Both Volodina and Buturgua involved men committing acts of serious violence against their female partners that would have satisfied a very high threshold. In Volodina, a woman’s ex-partner damaged her car windscreen and brakes, kidnapped her, physically assaulted her, strangled her, planted a GPS tracker on her, posted private photographs of her and threatened to kill her. In Buturgua, there was a high level of physical violence resulting in soft-tissue injuries, together with extreme threats to kill, data theft and surveillance. In those circumstances, it could be suggested that the wider principles that the court articulated in both cases were unnecessary for the deciding of those particular actions and are not properly reflective of them.

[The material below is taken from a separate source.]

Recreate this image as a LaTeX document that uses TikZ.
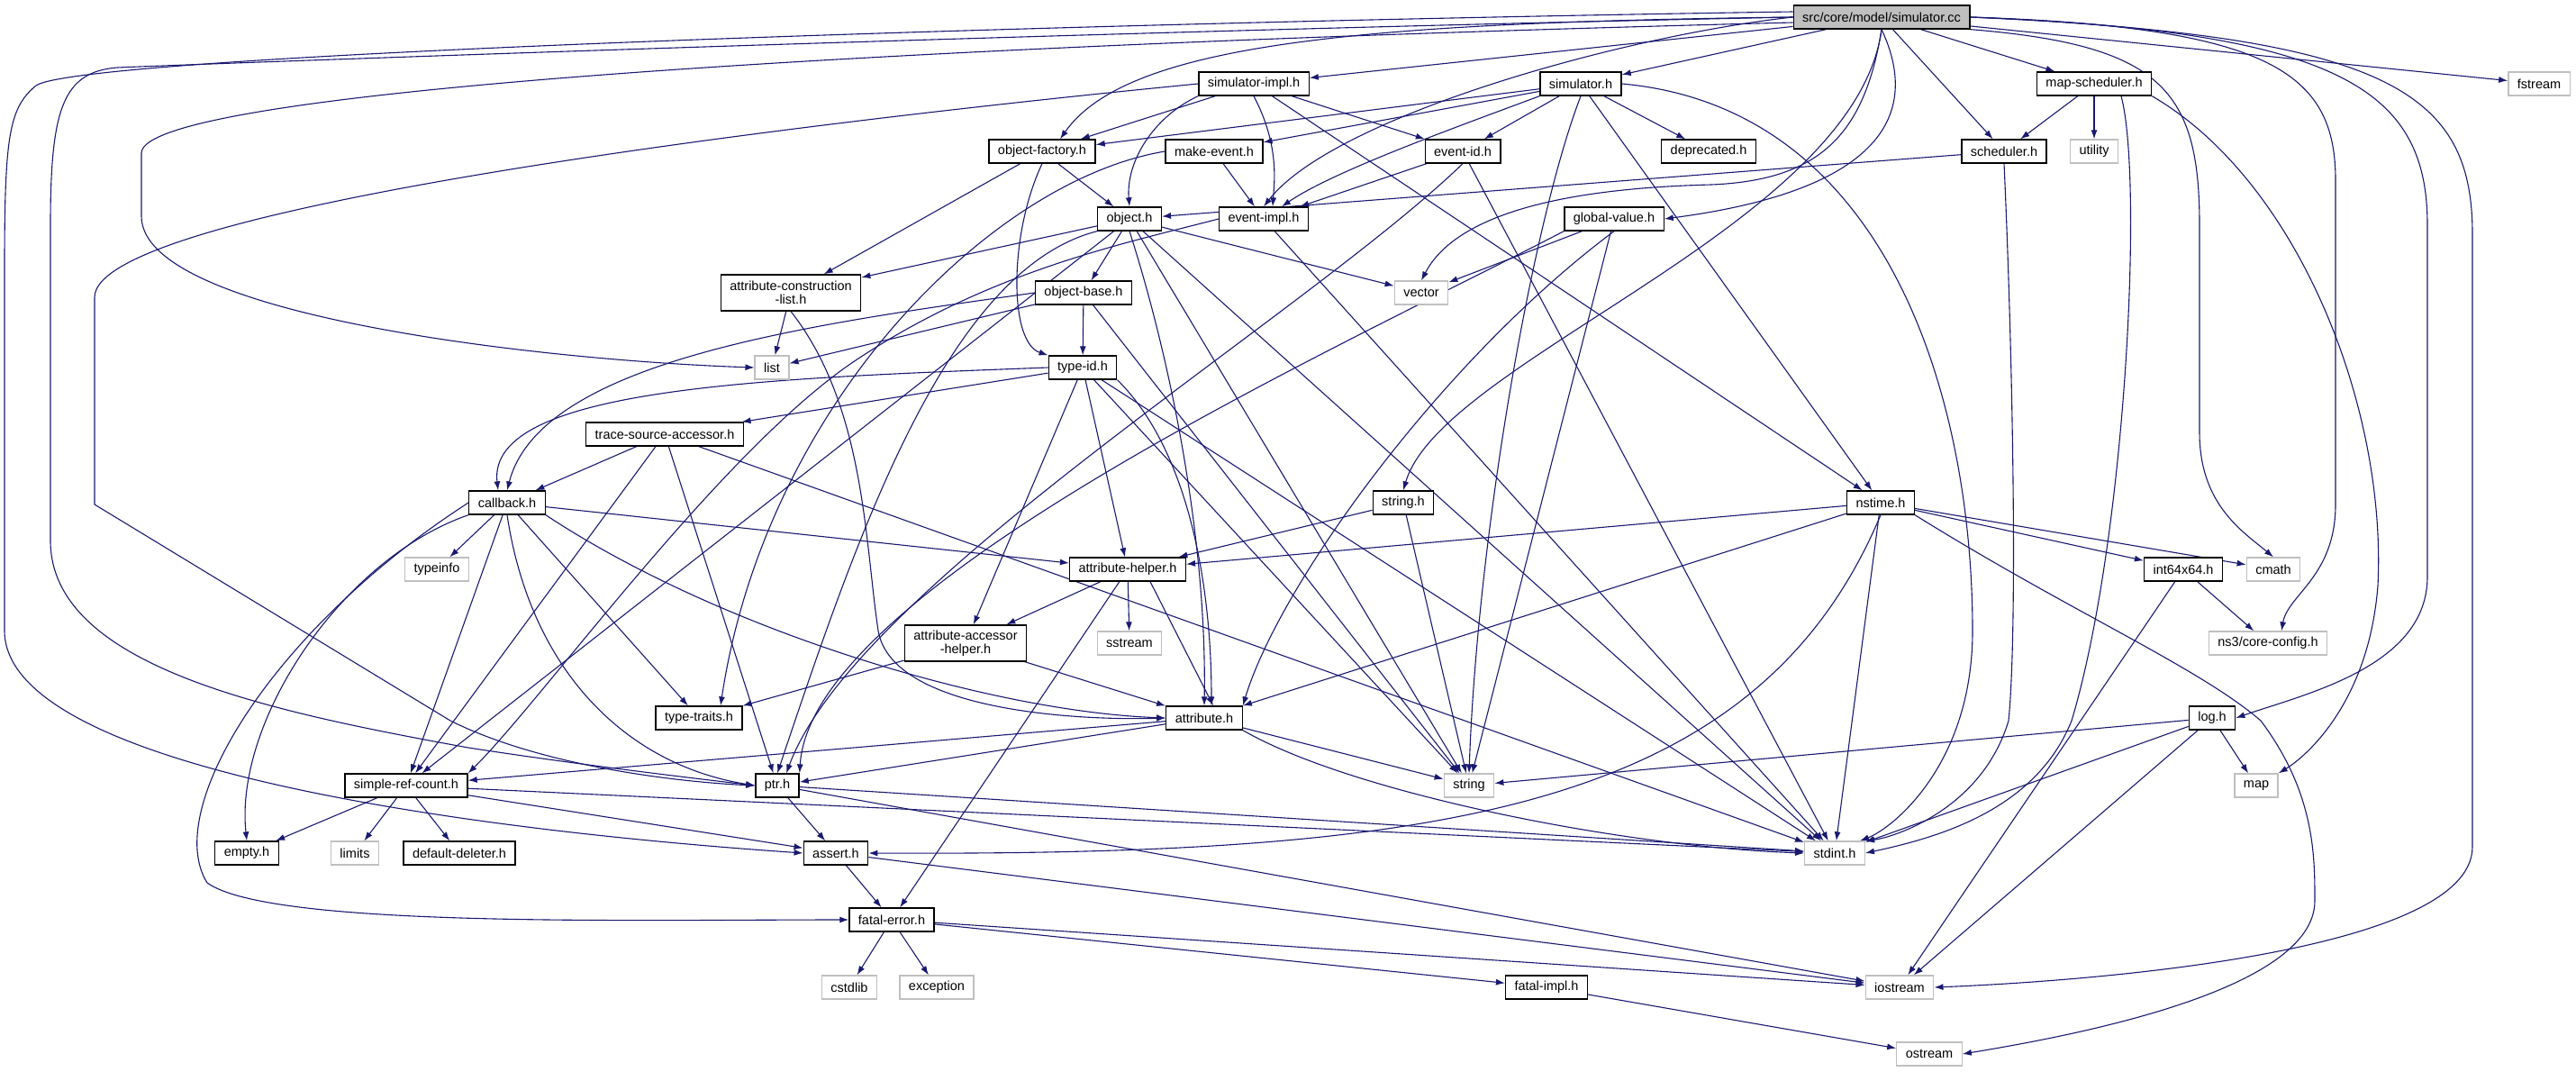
\documentclass[tikz,border=0pt]{standalone}
\usepackage{fontspec}
\setmainfont{Liberation Sans}
\usetikzlibrary{arrows.meta}
\pgfdeclarelayer{bg}
\pgfsetlayers{bg,main}
\definecolor{edgeblue}{HTML}{191970}
\definecolor{sysgray}{HTML}{BFBFBF}
\tikzset{
  hdr/.style={draw=black, fill=white, line width=1.3pt, minimum height=26pt, inner xsep=10pt, inner ysep=0pt, font=\fontsize{14.5}{15}\selectfont},
  syshdr/.style={hdr, draw=sysgray},
  roothdr/.style={hdr, fill=sysgray},
  twoline/.style={align=center, minimum height=40pt},
  incl/.style={draw=edgeblue, line width=1.1pt, -{Latex[length=10pt,width=7pt]}}
}
\begin{document}
\begin{tikzpicture}[x=1pt, y=-1pt]
\useasboundingbox (0,0) rectangle (2860,1189);

\node[roothdr] (root) at (2089,19) {src/core/model/simulator.cc};
\node[hdr] (simimpl) at (1392,93) {simulator-impl.h};
\node[hdr] (simh) at (1755,93) {simulator.h};
\node[hdr] (mapsched) at (2325,93) {map-scheduler.h};
\node[syshdr] (fstream) at (2819,93) {fstream};
\node[hdr] (objfac) at (1157,168) {object-factory.h};
\node[hdr] (mkevent) at (1348,168) {make-event.h};
\node[hdr] (evid) at (1624,168) {event-id.h};
\node[hdr] (depr) at (1897,168) {deprecated.h};
\node[hdr] (sched) at (2225,168) {scheduler.h};
\node[syshdr] (utility) at (2325,168) {utility};
\node[hdr] (obj) at (1254,243) {object.h};
\node[hdr] (evimpl) at (1403,243) {event-impl.h};
\node[hdr] (gval) at (1792,243) {global-value.h};
\node[hdr, twoline] (acl) at (878,325) {attribute-construction\\-list.h};
\node[hdr] (objbase) at (1203,325) {object-base.h};
\node[syshdr] (vector) at (1578,325) {vector};
\node[syshdr] (list) at (857,408) {list};
\node[hdr] (typeid) at (1202,408) {type-id.h};
\node[hdr] (tsa) at (738,482) {trace-source-accessor.h};
\node[hdr] (cb) at (563,558) {callback.h};
\node[hdr] (strh) at (1558,558) {string.h};
\node[hdr] (nstime) at (2088,558) {nstime.h};
\node[syshdr] (typeinfo) at (485,632) {typeinfo};
\node[hdr] (ahelp) at (1252,632) {attribute-helper.h};
\node[hdr] (i64) at (2424,632) {int64x64.h};
\node[syshdr] (cmath) at (2524,632) {cmath};
\node[hdr, twoline] (aacc) at (1072,714) {attribute-accessor\\-helper.h};
\node[syshdr] (sstream) at (1254,714) {sstream};
\node[syshdr] (corecfg) at (2518,714) {ns3/core-config.h};
\node[hdr] (ttraits) at (776,797) {type-traits.h};
\node[hdr] (attr) at (1337,797) {attribute.h};
\node[hdr] (logh) at (2456,797) {log.h};
\node[hdr] (src) at (451,872) {simple-ref-count.h};
\node[hdr] (ptr) at (863,872) {ptr.h};
\node[syshdr] (string) at (1631,872) {string};
\node[syshdr] (map) at (2505,872) {map};
\node[hdr] (empty) at (274,947) {empty.h};
\node[syshdr] (limits) at (394,947) {limits};
\node[hdr] (ddel) at (510,947) {default-deleter.h};
\node[hdr] (assert) at (928,947) {assert.h};
\node[syshdr] (stdint) at (2037,947) {stdint.h};
\node[hdr] (ferr) at (990,1021) {fatal-error.h};
\node[syshdr] (cstdlib) at (943,1096) {cstdlib};
\node[syshdr] (exception) at (1040,1096) {exception};
\node[hdr] (fimpl) at (1717,1096) {fatal-impl.h};
\node[syshdr] (iostream) at (2109,1096) {iostream};
\node[syshdr] (ostream) at (2142,1170) {ostream};

\begin{pgfonlayer}{bg}
% simulator.cc
\draw[incl] (root) -- (simimpl);
\draw[incl] (root) -- (simh);
\draw[incl] (root) -- (mapsched);
\draw[incl] (root) -- (fstream);
\draw[incl] (root) -- (sched);
\draw[incl] (root.west) .. controls (1500,25) and (1250,50) .. ([xshift=20pt]objfac.north);
\draw[incl] (root.west) .. controls (1800,40) and (1480,130) .. (evimpl.north);
\draw[incl] (root.south) .. controls (2130,120) and (2100,210) .. (gval.east);
\draw[incl] (root.south) .. controls (2060,250) and (1600,400) .. (strh.north);
\draw[incl] (root.south) .. controls (2070,150) and (2020,200) .. (1900,205) .. controls (1700,210) and (1610,250) .. (vector.north);
\draw[incl] (root.south east) .. controls (2400,50) and (2442,100) .. (2442,250) -- (2442,480) .. controls (2442,560) and (2490,590) .. (cmath.north);
\draw[incl] (root.east) .. controls (2520,30) and (2593,80) .. (2593,200) -- (2593,560) .. controls (2593,640) and (2540,660) .. ([xshift=15pt]corecfg.north);
\draw[incl] (root.east) .. controls (2600,35) and (2695,100) .. (2695,250) -- (2695,640) .. controls (2695,740) and (2560,770) .. (logh.east);
\draw[incl] (root.east) .. controls (2650,40) and (2745,100) .. (2745,260) -- (2745,940) .. controls (2745,1060) and (2300,1090) .. (iostream.east);
\draw[incl] ([yshift=-6pt]root.west) .. controls (1000,50) and (157,100) .. (157,170) -- (157,240) .. controls (157,350) and (600,400) .. (list.west);
\draw[incl] (root.west) .. controls (1200,35) and (250,70) .. (130,75) .. controls (70,80) and (56,120) .. (56,250) -- (56,600) .. controls (56,740) and (300,790) .. (520,830) .. controls (650,850) and (780,865) .. (ptr.west);
\draw[incl] ([yshift=6pt]root.west) .. controls (1200,25) and (90,60) .. (40,95) .. controls (10,120) and (5,150) .. (5,300) -- (5,700) .. controls (5,850) and (500,920) .. (assert.west);

\draw[incl] (simimpl) -- (objfac);
\draw[incl] (simimpl.south west) .. controls (1280,130) and (1250,180) .. (obj.north);
\draw[incl] (simimpl.south) .. controls (1420,160) and (1415,200) .. ([xshift=10pt]evimpl.north);
\draw[incl] (simimpl) -- (evid);
\draw[incl] (simimpl) -- (nstime);
\draw[incl] (simimpl.west) .. controls (900,135) and (105,230) .. (105,330) -- (105,560) -- (500,800) .. controls (600,850) and (750,868) .. (ptr.west);

\draw[incl] (simh) -- (objfac);
\draw[incl] (simh) -- (mkevent);
\draw[incl] (simh.south west) .. controls (1620,140) and (1480,190) .. ([xshift=20pt]evimpl.north);
\draw[incl] (simh) -- (evid);
\draw[incl] (simh) -- (depr);
\draw[incl] (simh) -- (nstime);
\draw[incl] (simh.east) .. controls (2100,120) and (2190,450) .. (2190,700) .. controls (2190,850) and (2100,920) .. ([xshift=-6pt]stdint.north east);
\draw[incl] (simh.south) .. controls (1700,250) and (1640,600) .. (string.north);

\draw[incl] (mapsched) -- (sched);
\draw[incl] (mapsched) -- (utility);
\draw[incl] ([xshift=30pt]mapsched.south) .. controls (2380,200) and (2360,600) .. (2300,800) .. controls (2260,900) and (2150,930) .. (stdint.east);
\draw[incl] (mapsched.south east) .. controls (2550,200) and (2650,450) .. (2640,650) .. controls (2630,780) and (2560,840) .. (map.north east);

\draw[incl] (sched) -- (obj);
\draw[incl] (sched.south) .. controls (2235,400) and (2240,700) .. (2230,800) .. controls (2200,900) and (2100,930) .. (stdint.north east);

\draw[incl] (objfac) -- (acl);
\draw[incl] (objfac) -- (obj);
\draw[incl] (objfac.south) .. controls (1120,260) and (1120,380) .. (typeid.north west);

\draw[incl] (mkevent) -- (evimpl);
\draw[incl] (mkevent.west) .. controls (1100,200) and (850,450) .. ([xshift=24pt]ttraits.north);

\draw[incl] (evid) -- (evimpl);
\draw[incl] (evid.south) .. controls (1450,350) and (950,650) .. ([xshift=10pt]ptr.north);
\draw[incl] (evid) -- (stdint);

\draw[incl] (obj) -- (acl);
\draw[incl] (obj) -- (objbase);
\draw[incl] (obj) -- (vector);
\draw[incl] (obj) -- (src);
\draw[incl] (obj.south west) .. controls (1050,300) and (950,600) .. (ptr.north);
\draw[incl] (obj.south) .. controls (1300,400) and (1340,600) .. (attr.north);
\draw[incl] (obj) -- (string);
\draw[incl] (obj) -- (stdint);

\draw[incl] (evimpl.west) .. controls (1250,270) and (1100,300) .. (950,400) .. controls (800,500) and (600,780) .. (src.north east);
\draw[incl] (evimpl) -- (stdint);

\draw[incl] (gval) -- (vector);
\draw[incl] (gval.south west) .. controls (1500,380) and (900,650) .. (ptr.north east);
\draw[incl] (gval.south) .. controls (1600,400) and (1420,650) .. (attr.north east);
\draw[incl] (gval) -- (string);

\draw[incl] (acl) -- (list);
\draw[incl] (acl.south) .. controls (960,450) and (960,600) .. (975,700) .. controls (990,790) and (1200,800) .. (attr.west);

\draw[incl] (objbase) -- (list);
\draw[incl] (objbase) -- (typeid);
\draw[incl] (objbase.west) .. controls (900,360) and (600,400) .. (cb.north);
\draw[incl] (objbase) -- (string);

\draw[incl] (typeid) -- (tsa);
\draw[incl] (typeid.west) .. controls (850,420) and (540,430) .. ([xshift=-10pt]cb.north);
\draw[incl] (typeid) -- (ahelp);
\draw[incl] (typeid) -- (aacc);
\draw[incl] (typeid.south east) .. controls (1320,500) and (1345,650) .. ([xshift=8pt]attr.north);
\draw[incl] (typeid) -- (string);
\draw[incl] (typeid) -- (stdint);

\draw[incl] (tsa) -- (cb);
\draw[incl] (tsa) -- (src);
\draw[incl] (tsa) -- (ptr);
\draw[incl] (tsa) -- (stdint);

\draw[incl] (cb) -- (typeinfo);
\draw[incl] (cb) -- (ttraits);
\draw[incl] (cb) -- (ahelp);
\draw[incl] (cb.south east) .. controls (800,700) and (1100,790) .. (attr.west);
\draw[incl] (cb.south) .. controls (590,750) and (700,850) .. (ptr.west);
\draw[incl] (cb) -- (src);
\draw[incl] (cb.south west) .. controls (380,620) and (260,800) .. (empty.north);
\draw[incl] (cb.west) .. controls (300,700) and (180,900) .. (230,980) .. controls (300,1030) and (700,1021) .. (ferr.west);

\draw[incl] (strh) -- (ahelp);
\draw[incl] (strh) -- (string);

\draw[incl] (nstime) -- (ahelp);
\draw[incl] (nstime) -- (attr);
\draw[incl] (nstime.south) .. controls (1950,900) and (1600,950) .. (assert.east);
\draw[incl] (nstime) -- (stdint);
\draw[incl] (nstime) -- (i64);
\draw[incl] (nstime) -- (cmath);
\draw[incl] (nstime.south east) .. controls (2300,680) and (2440,740) .. (2510,800) .. controls (2570,880) and (2570,950) .. (2570,1000) .. controls (2570,1100) and (2300,1150) .. (ostream.east);

\draw[incl] (ahelp) -- (aacc);
\draw[incl] (ahelp) -- (sstream);
\draw[incl] ([xshift=25pt]ahelp.south) -- ([xshift=10pt]attr.north);
\draw[incl] (ahelp) -- (ferr);

\draw[incl] (aacc) -- (attr);
\draw[incl] (aacc) -- (ttraits);

\draw[incl] (attr) -- (src);
\draw[incl] (attr) -- (ptr);
\draw[incl] (attr) -- (string);
\draw[incl] (attr.south east) .. controls (1500,880) and (1800,940) .. (stdint.west);

\draw[incl] (i64) -- (corecfg);
\draw[incl] (i64) -- (iostream);

\draw[incl] (logh) -- (string);
\draw[incl] (logh) -- (stdint);
\draw[incl] (logh) -- (map);
\draw[incl] (logh) -- (iostream);

\draw[incl] (src) -- (empty);
\draw[incl] (src) -- (limits);
\draw[incl] (src) -- (ddel);
\draw[incl] (src) -- (assert);
\draw[incl] (src) -- (stdint);

\draw[incl] (ptr) -- (assert);
\draw[incl] (ptr) -- (stdint);
\draw[incl] (ptr) -- (iostream);

\draw[incl] (assert) -- (ferr);
\draw[incl] (assert) -- (iostream);

\draw[incl] (ferr) -- (cstdlib);
\draw[incl] (ferr) -- (exception);
\draw[incl] (ferr) -- (fimpl);
\draw[incl] (ferr) -- (iostream);

\draw[incl] (fimpl) -- (ostream);
\end{pgfonlayer}
\end{tikzpicture}
\end{document}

The two cases contrast with the judgment of Lavender J in MLIA & CLEL v Chief Constable of Hampshire [2017] EWHC 292 (QB) (see blog post here). In that case, the allegations were of assault in the form of the Claimant’s partner spitting at her, throwing things at her, pinning her against walls, hitting her three times with his forearm causing bruising to the upper body and face, subjecting her to verbal abuse, pulling her hair, cutting up her clothes, hitting her forehead and throwing water in her face. He also scratched a swastika on the Claimant’s car, harassed her by repeated telephone calls and text messages (some of which included threats of violence) and made threats to kill [192].
Lavender J doubted whether those allegations amounted to a “grave or serious crime” reaching the necessary minimum level of seriousness for the purposes of the Convention [194]. In turn, it might be doubted whether this is in accordance with the ECtHR’s recent jurisprudence – particularly where it refers not to “grave and serious” crimes rather than “criminal acts” of a partner or ex-partner. Volodina said that Article 3 covered all forms of domestic violence “without exception” and that even a single blow triggered the obligation to investigate [98]. The clear line of jurisprudence developing from the ECtHR is a low tolerance for domestic violence and liability of the police where they fail adequately to investigate it and take steps to protect persons, particularly women, from it.